El relato termina con una pregunta de Jesús al maestro de la ley, que debería también cuestionar a todo lector de la parábola: “¿Quién de esos tres personajes se portó como prójimo del desventurado?”. Es decir: quien ha sido el que, sin detenerse en teorías y distinciones, puso manos a la obra para auxiliar a un desconocido que necesitaba ayuda. “El que practicó la misericordia”, responde el letrado.  Y Jesús termina tajante diciéndole: “Anda, haz tú lo mismo”.

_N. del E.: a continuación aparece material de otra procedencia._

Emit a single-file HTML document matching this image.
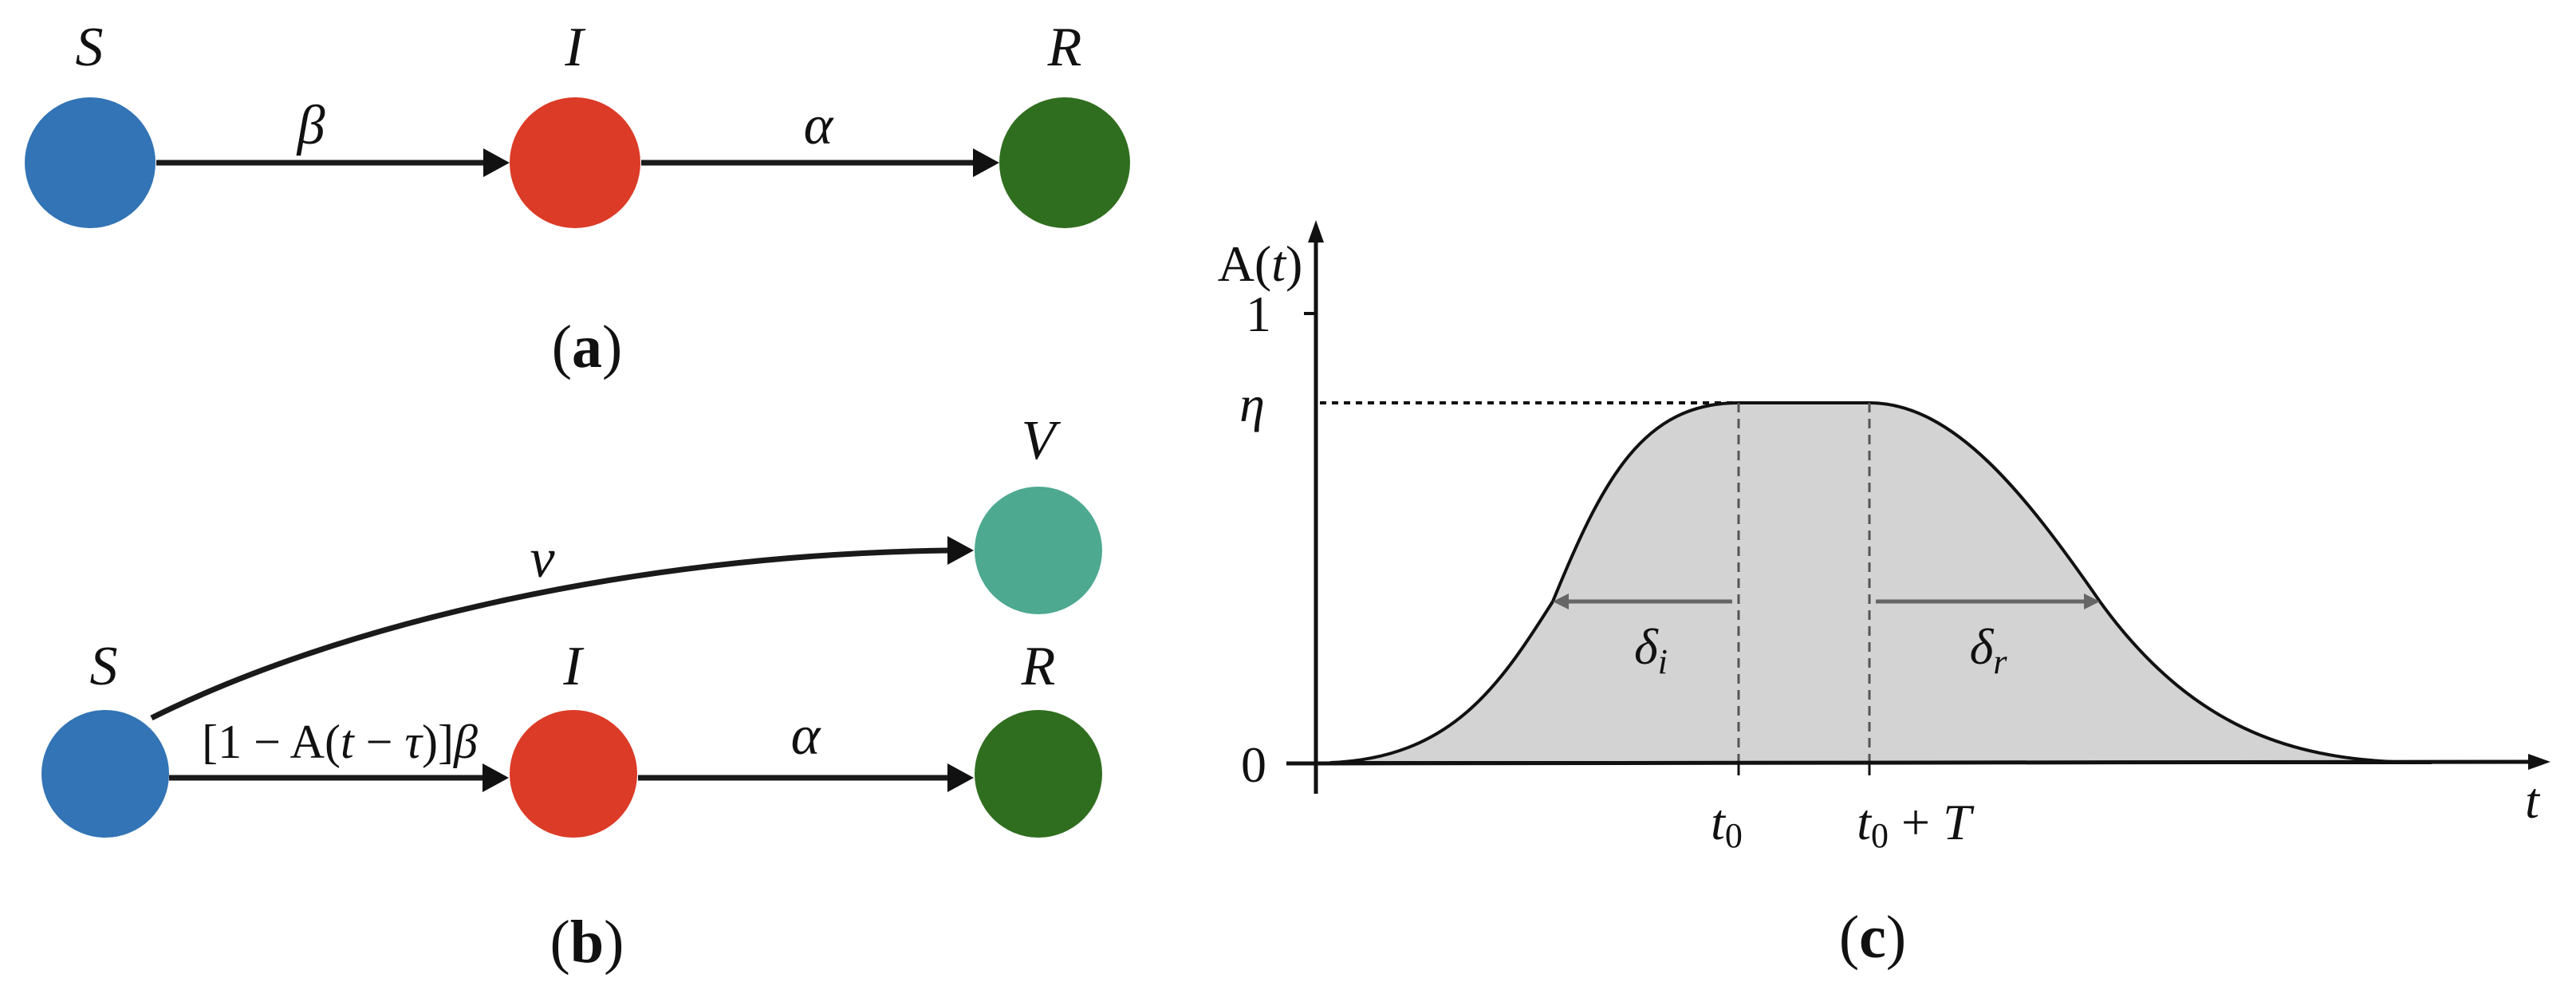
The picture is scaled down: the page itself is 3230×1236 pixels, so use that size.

            La parábola conserva toda su validez, pues, cada día la escena se repite con emigrantes, extranjeros, drogados, enfermos de sida y tantos otros marginados, o también con las discriminaciones que, por razón de raza, lengua, cultura o credo político o religioso, tienen lugar constantemente, sin olvidar las víctimas del terrorismo, las personas  abandonadas por sus familiares o amigos, que no encuentran a nadie capaz de darles la mano, sonreirles y decirles una palabra de consuelo. “Anda, haz tú lo mismo”, nos dice Jesús a cada uno de nosotros. No nos invita a hacer imposibles, a cambiar las estructuras del mundo y de la sociedad, sino a ser sensibles hacia las personas que tenemos cerca.  

La primera lectura recordaba un fragmento del libro del Deuteronomio, que invita a escuchar la voz de Dios, voz que se concreta ciertamente en leyes y mandamientos. Pero pone en guardia ante el peligro de reducir nuestra relación con Dios a un nivel jurídico, a un mero cumplimiento de normas y preceptos. La ley de Dios, con la que nos comunica su voluntad, lo que espera Dios de sus hijos que somos nosotros, no ha de quedar escrita en tablas o libros, sino en el corazón, ha de estar en la boca de manera que el hombre sepa dar la respuesta en cada momento, no por obligación, bajo el temor del castigo, sino por necesidad en fuerza de la convicción del amor. Se trata de vivir la realidad de la ley que se concreta en el doble precepto del amor a Dios y al prójimo.